REQUIREMENT - Please transcribe the data that follows without the pictures, keeping every word the same.

- - - - - - -

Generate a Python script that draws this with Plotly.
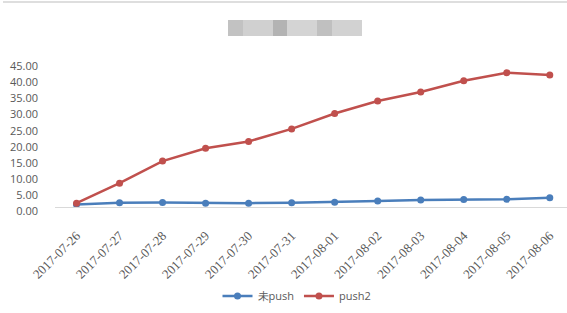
import plotly.graph_objects as go

dates = ["2017-07-26", "2017-07-27", "2017-07-28", "2017-07-29", "2017-07-30", "2017-07-31",
         "2017-08-01", "2017-08-02", "2017-08-03", "2017-08-04", "2017-08-05", "2017-08-06"]
no_push = [0.8, 1.3, 1.4, 1.2, 1.2, 1.3, 1.5, 1.85, 2.2, 2.3, 2.4, 2.9]
push2 = [1.2, 7.4, 14.3, 18.3, 20.4, 24.3, 29.1, 33.0, 35.8, 39.3, 41.8, 41.1]
y_ticks = [0, 5, 10, 15, 20, 25, 30, 35, 40, 45]
series_names = ["未push", "push2"]

BLUE = "#4A7EBB"
RED = "#C0504D"

fig = go.Figure()
fig.add_trace(go.Scatter(x=dates, y=no_push, name=series_names[0], mode="lines+markers",
                         line=dict(color=BLUE, width=2.5), marker=dict(color=BLUE, size=7)))
fig.add_trace(go.Scatter(x=dates, y=push2, name=series_names[1], mode="lines+markers",
                         line=dict(color=RED, width=2.5), marker=dict(color=RED, size=7)))

PL, PW, PB, PH = 55, 512, 207, 151  # plot area in pixels: left, width, bottom y, height


def px_x(x):
    return (x - PL) / PW


def px_y(y):
    return (PB - y) / PH


# blurred title placeholder blocks (decoration)
blocks = [(228, 243, "#c2c2c2"), (243, 273, "#d0d0d0"), (273, 287, "#b3b3b3"),
          (287, 317, "#d4d4d4"), (317, 332, "#c0c0c0"), (332, 362, "#d2d2d2")]
shapes = []
for x0, x1, c in blocks:
    shapes.append(dict(type="rect", xref="paper", yref="paper",
                       x0=px_x(x0), x1=px_x(x1), y0=px_y(36), y1=px_y(20),
                       fillcolor=c, line=dict(width=0), layer="above"))
# faint top border
shapes.append(dict(type="line", xref="paper", yref="paper",
                   x0=px_x(3), x1=px_x(567), y0=px_y(2), y1=px_y(2),
                   line=dict(color="#dedede", width=2)))

fig.update_layout(
    width=567, height=313,
    margin=dict(l=PL, r=0, t=56, b=106, autoexpand=False),
    paper_bgcolor="white", plot_bgcolor="white",
    showlegend=True,
    legend=dict(orientation="h", xref="container", yref="container",
                x=297 / 567, xanchor="center", y=(313 - 296) / 313, yanchor="middle",
                font=dict(family="Open Sans", size=11, color="#595959"),
                itemwidth=30, tracegroupgap=0),
    shapes=shapes,
    xaxis=dict(type="category", range=[-0.5, 11.4], showline=True, linecolor="#d9d9d9",
               linewidth=1, showgrid=False, zeroline=False, ticks="", tickangle=-45,
               ticklabelstandoff=15, automargin=False,
               tickfont=dict(family="Liberation Serif", size=13, color="#595959")),
    yaxis=dict(range=[0, 47], tickvals=y_ticks, ticktext=[f"{v:.2f}" for v in y_ticks],
               showgrid=False, zeroline=False, showline=False, ticks="",
               ticklabelstandoff=16, ticklabelshift=4, automargin=False,
               tickfont=dict(family="Open Sans", size=11, color="#595959")),
)

fig.write_html("out.html", config={"displayModeBar": False},
               post_script="document.body.style.margin='0';")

- - - - - - -

THE RESULT -
Generate a Python script that draws this with Plotly.
import plotly.graph_objects as go

dates = ["2017-07-26", "2017-07-27", "2017-07-28", "2017-07-29", "2017-07-30", "2017-07-31",
         "2017-08-01", "2017-08-02", "2017-08-03", "2017-08-04", "2017-08-05", "2017-08-06"]
no_push = [0.8, 1.3, 1.4, 1.2, 1.2, 1.3, 1.5, 1.85, 2.2, 2.3, 2.4, 2.9]
push2 = [1.2, 7.4, 14.3, 18.3, 20.4, 24.3, 29.1, 33.0, 35.8, 39.3, 41.8, 41.1]
y_ticks = [0, 5, 10, 15, 20, 25, 30, 35, 40, 45]
series_names = ["未push", "push2"]

BLUE = "#4A7EBB"
RED = "#C0504D"

fig = go.Figure()
fig.add_trace(go.Scatter(x=dates, y=no_push, name=series_names[0], mode="lines+markers",
                         line=dict(color=BLUE, width=2.5), marker=dict(color=BLUE, size=7)))
fig.add_trace(go.Scatter(x=dates, y=push2, name=series_names[1], mode="lines+markers",
                         line=dict(color=RED, width=2.5), marker=dict(color=RED, size=7)))

PL, PW, PB, PH = 55, 512, 207, 151  # plot area in pixels: left, width, bottom y, height


def px_x(x):
    return (x - PL) / PW


def px_y(y):
    return (PB - y) / PH


# blurred title placeholder blocks (decoration)
blocks = [(228, 243, "#c2c2c2"), (243, 273, "#d0d0d0"), (273, 287, "#b3b3b3"),
          (287, 317, "#d4d4d4"), (317, 332, "#c0c0c0"), (332, 362, "#d2d2d2")]
shapes = []
for x0, x1, c in blocks:
    shapes.append(dict(type="rect", xref="paper", yref="paper",
                       x0=px_x(x0), x1=px_x(x1), y0=px_y(36), y1=px_y(20),
                       fillcolor=c, line=dict(width=0), layer="above"))
# faint top border
shapes.append(dict(type="line", xref="paper", yref="paper",
                   x0=px_x(3), x1=px_x(567), y0=px_y(2), y1=px_y(2),
                   line=dict(color="#dedede", width=2)))

fig.update_layout(
    width=567, height=313,
    margin=dict(l=PL, r=0, t=56, b=106, autoexpand=False),
    paper_bgcolor="white", plot_bgcolor="white",
    showlegend=True,
    legend=dict(orientation="h", xref="container", yref="container",
                x=297 / 567, xanchor="center", y=(313 - 296) / 313, yanchor="middle",
                font=dict(family="Open Sans", size=11, color="#595959"),
                itemwidth=30, tracegroupgap=0),
    shapes=shapes,
    xaxis=dict(type="category", range=[-0.5, 11.4], showline=True, linecolor="#d9d9d9",
               linewidth=1, showgrid=False, zeroline=False, ticks="", tickangle=-45,
               ticklabelstandoff=15, automargin=False,
               tickfont=dict(family="Liberation Serif", size=13, color="#595959")),
    yaxis=dict(range=[0, 47], tickvals=y_ticks, ticktext=[f"{v:.2f}" for v in y_ticks],
               showgrid=False, zeroline=False, showline=False, ticks="",
               ticklabelstandoff=16, ticklabelshift=4, automargin=False,
               tickfont=dict(family="Open Sans", size=11, color="#595959")),
)

fig.write_html("out.html", config={"displayModeBar": False},
               post_script="document.body.style.margin='0';")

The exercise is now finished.